The American Trucking Associations’ advance seasonally adjusted For-Hire Truck Tonnage Index decreased 2.3 percent in May after decreasing a revised 0.6 percent in April. April’s drop was slightly less than the 0.7 percent ATA reported on May 25, but the latest drop put the adjusted index at 112.3 in May, down from the April level of 114.9.
The nonseasonally adjusted index, which represents the change in tonnage actually hauled by fleets before any seasonal adjustment, equaled 115.9 in May, which was 2 percent above the previous month. Compared with May 2010, adjusted tonnage climbed 2.7 percent, although this was the smallest year-over-year gain since February 2010. In April, the tonnage index was 4.8 percent above a year earlier.

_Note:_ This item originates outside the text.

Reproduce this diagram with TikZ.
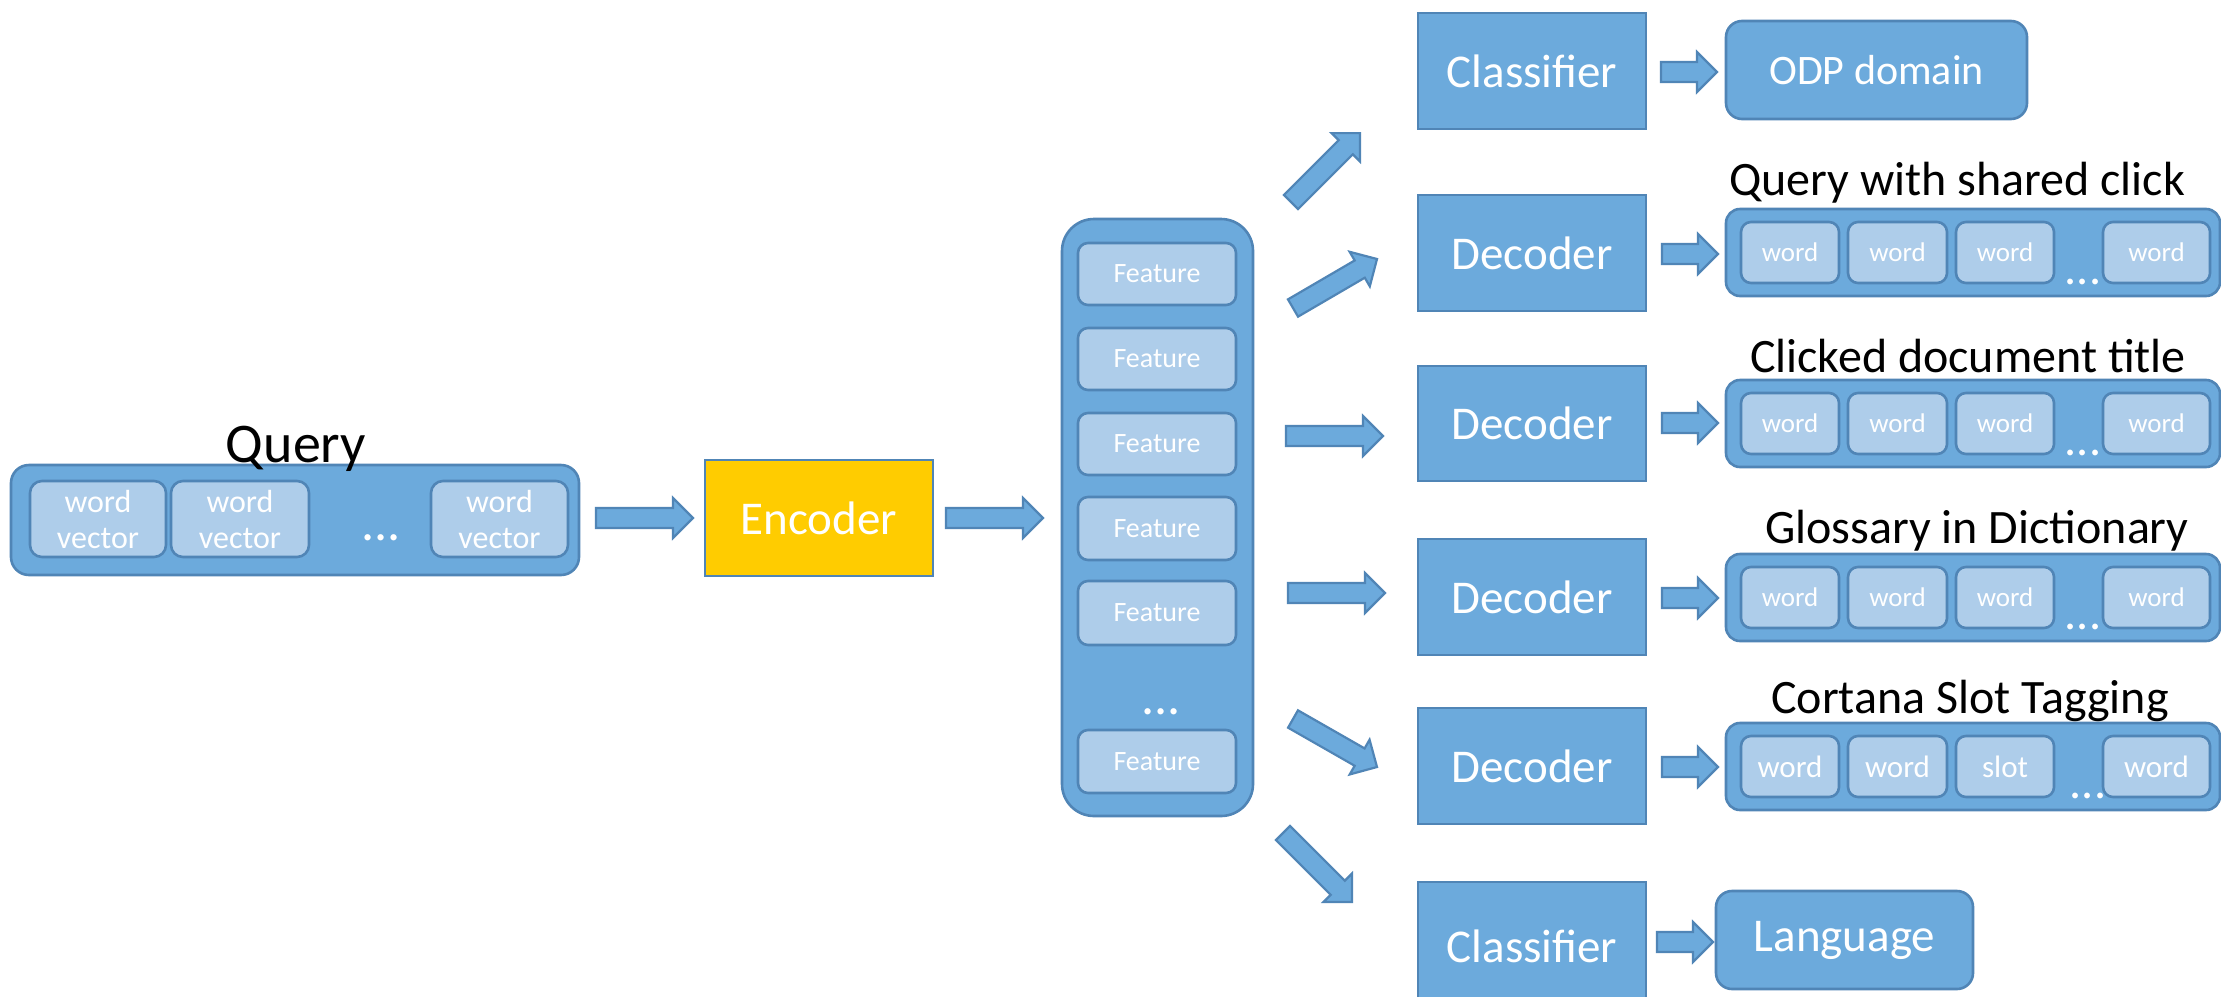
\documentclass[tikz,border=0pt]{standalone}
\usepackage{fontspec}
\setmainfont{Carlito}
\usetikzlibrary{calc}
\definecolor{boxfill}{RGB}{108,170,220}
\definecolor{boxline}{RGB}{80,133,182}
\definecolor{innerfill}{RGB}{174,205,234}
\definecolor{encfill}{RGB}{255,204,0}
% style, name, x1, y1, x2, y2, text  (pixel coordinates)
\newcommand\boxnode[7]{\node[#1, minimum width={((#5)-(#3))*0.5pt}, minimum height={((#6)-(#4))*0.5pt}] (#2) at ({((#3)+(#5))/2},{((#4)+(#6))/2}) {#7};}
% block arrow from coordinate #1 to coordinate #2
\newcommand\fatarrow[2]{%
  \pgfpointdiff{\pgfpointanchor{#1}{center}}{\pgfpointanchor{#2}{center}}%
  \pgfgetlastxy{\fax}{\fay}%
  \pgfmathsetmacro\falen{2*veclen(\fax,\fay)}%
  \pgfmathsetmacro\faang{atan2(\fay,\fax)}%
  \begin{scope}[shift={(#1)}, rotate=\faang]
    \draw[fat] (0,10) -- ({\falen-20},10) -- ({\falen-20},20) -- (\falen,0) -- ({\falen-20},-20) -- ({\falen-20},-10) -- (0,-10) -- cycle;
  \end{scope}}
\newcommand\wordlist[8]{% name, top, four labels, font size, dots x
  \boxnode{listbox}{#1}{1726}{#2}{2220}{(#2)+87}{}
  \boxnode{wbox,font=\fontsize{#7}{#7}\selectfont}{#1a}{1741}{(#2)+13}{1839}{(#2)+74}{#3}
  \boxnode{wbox,font=\fontsize{#7}{#7}\selectfont}{#1b}{1848}{(#2)+13}{1947}{(#2)+74}{#4}
  \boxnode{wbox,font=\fontsize{#7}{#7}\selectfont}{#1c}{1956}{(#2)+13}{2054}{(#2)+74}{#5}
  \boxnode{wbox,font=\fontsize{#7}{#7}\selectfont}{#1d}{2103}{(#2)+13}{2210}{(#2)+74}{#6}
  \node[dots, font=\fontsize{24}{24}\selectfont] (#1dots) at (#8,{(#2)+75}) {...};
}
\begin{document}
\begin{tikzpicture}[x=0.5pt,y=-0.5pt,
  bx/.style={draw=boxline, line width=1.3pt, inner sep=0pt, outer sep=0pt, text=white, align=center},
  sq/.style={bx, fill=boxfill, font=\fontsize{23.5}{28}\selectfont},
  enc/.style={bx, fill=encfill, font=\fontsize{23.5}{28}\selectfont},
  outerq/.style={bx, fill=boxfill, rounded corners=9pt},
  featcol/.style={bx, fill=boxfill, rounded corners=16pt},
  inq/.style={bx, fill=innerfill, rounded corners=6pt, font=\fontsize{16}{18}\selectfont},
  feat/.style={bx, fill=innerfill, rounded corners=5pt, font=\fontsize{14}{16}\selectfont},
  res/.style={bx, fill=boxfill, rounded corners=8pt},
  listbox/.style={bx, fill=boxfill, rounded corners=7pt},
  wbox/.style={bx, fill=innerfill, rounded corners=5pt},
  title/.style={anchor=base, inner sep=0pt, text=black},
  dots/.style={anchor=base, inner sep=0pt, text=white},
  fat/.style={draw=boxline, fill=boxfill, line width=1.1pt, line join=miter}]
\useasboundingbox (0,0) rectangle (2221,996);
\fill[white] (0,0) rectangle (2221,996);
\clip (0,0) rectangle (2221,996);

% Query input
\boxnode{outerq}{qbox}{11}{465}{579}{575}{}
\boxnode{inq}{qw1}{30}{481}{166}{557}{word\\vector}
\boxnode{inq}{qw2}{171}{481}{309}{557}{word\\vector}
\boxnode{inq}{qw3}{431}{481}{568}{557}{word\\vector}
\node[dots, font=\fontsize{26}{26}\selectfont] (qdots) at (381,540) {...};
\node[title, font=\fontsize{28}{30}\selectfont] (qtitle) at (296,462) {Query};

% Encoder
\boxnode{enc}{encoder}{705}{460}{933}{576}{Encoder}

% Feature column
\boxnode{featcol}{fcol}{1062}{219}{1253}{816}{}
\boxnode{feat}{f1}{1078}{243}{1236}{305}{Feature}
\boxnode{feat}{f2}{1078}{328}{1236}{390}{Feature}
\boxnode{feat}{f3}{1078}{413}{1236}{475}{Feature}
\boxnode{feat}{f4}{1078}{497}{1236}{560}{Feature}
\boxnode{feat}{f5}{1078}{581}{1236}{645}{Feature}
\boxnode{feat}{f6}{1078}{730}{1236}{793}{Feature}
\node[dots, font=\fontsize{26}{26}\selectfont] (fdots) at (1161,714) {...};

% Heads
\boxnode{sq}{cls1}{1418}{13}{1646}{129}{Classifier}
\boxnode{sq}{dec1}{1418}{195}{1646}{311}{Decoder}
\boxnode{sq}{dec2}{1418}{366}{1646}{481}{Decoder}
\boxnode{sq}{dec3}{1418}{539}{1646}{655}{Decoder}
\boxnode{sq}{dec4}{1418}{708}{1646}{824}{Decoder}
\boxnode{sq}{cls2}{1418}{882}{1646}{1010}{Classifier}

% Outputs
\boxnode{res,font=\fontsize{21}{24}\selectfont}{odp}{1726}{21}{2027}{119}{ODP domain}
\boxnode{res,font=\fontsize{23.5}{28}\selectfont}{lang}{1716}{891}{1973}{989}{Language}

\wordlist{l1}{209}{word}{word}{word}{word}{13.5}{2083}
\wordlist{l2}{380}{word}{word}{word}{word}{13.5}{2083}
\wordlist{l3}{554}{word}{word}{word}{word}{13.5}{2083}
\wordlist{l4}{723}{word}{word}{slot}{word}{15.5}{2088}

\node[title, font=\fontsize{24}{26}\selectfont] (t1) at (1957,195) {Query with shared click};
\node[title, font=\fontsize{24}{26}\selectfont] (t2) at (1968,372) {Clicked document title};
\node[title, font=\fontsize{24}{26}\selectfont] (t3) at (1977,543) {Glossary in Dictionary};
\node[title, font=\fontsize{24}{26}\selectfont] (t4) at (1970,713) {Cortana Slot Tagging};

% Arrow end points
\coordinate (a1s) at (596,518);  \coordinate (a1e) at (693,518);
\coordinate (a2s) at (946,518);  \coordinate (a2e) at (1043,518);
\coordinate (bAs) at (1291,202); \coordinate (bAe) at (1360,133);
\coordinate (bBs) at (1293,308); \coordinate (bBe) at (1377,259);
\coordinate (bCs) at (1286,436); \coordinate (bCe) at (1383,436);
\coordinate (bDs) at (1288,593); \coordinate (bDe) at (1385,593);
\coordinate (bEs) at (1293,719); \coordinate (bEe) at (1377,767);
\coordinate (bFs) at (1283,833); \coordinate (bFe) at (1352,902);
\coordinate (s1s) at (1661,72);  \coordinate (s1e) at (1717,72);
\coordinate (s2s) at (1662,254); \coordinate (s2e) at (1718,254);
\coordinate (s3s) at (1662,423); \coordinate (s3e) at (1718,423);
\coordinate (s4s) at (1662,598); \coordinate (s4e) at (1718,598);
\coordinate (s5s) at (1662,767); \coordinate (s5e) at (1718,767);
\coordinate (s6s) at (1657,942); \coordinate (s6e) at (1713,942);

\fatarrow{a1s}{a1e}
\fatarrow{a2s}{a2e}
\fatarrow{bAs}{bAe}
\fatarrow{bBs}{bBe}
\fatarrow{bCs}{bCe}
\fatarrow{bDs}{bDe}
\fatarrow{bEs}{bEe}
\fatarrow{bFs}{bFe}
\fatarrow{s1s}{s1e}
\fatarrow{s2s}{s2e}
\fatarrow{s3s}{s3e}
\fatarrow{s4s}{s4e}
\fatarrow{s5s}{s5e}
\fatarrow{s6s}{s6e}
\end{tikzpicture}
\end{document}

“Truck tonnage over the last four months shows that the economy definitely hit a soft patch this spring,” says ATA Chief Economist Bob Costello. “With our index falling in three of the last four months totaling 3.7 percent, it is clear why there is some renewed anxiety over the economic recovery.”
However, Costello remains cautiously optimistic that freight volumes will improve in the second half of the year along with economic activity. “With oil prices falling and some of the Japan-related auto supply problems ending, I believe this was a soft patch and not a slide back into recession, and we should see better, but not great, economic activity in the months ahead,” he says.
ATA calculates the tonnage index based on surveys from its membership. The report includes month-to-month and year-over-year results, relevant economic comparisons and key financial indicators. The baseline year is 2000.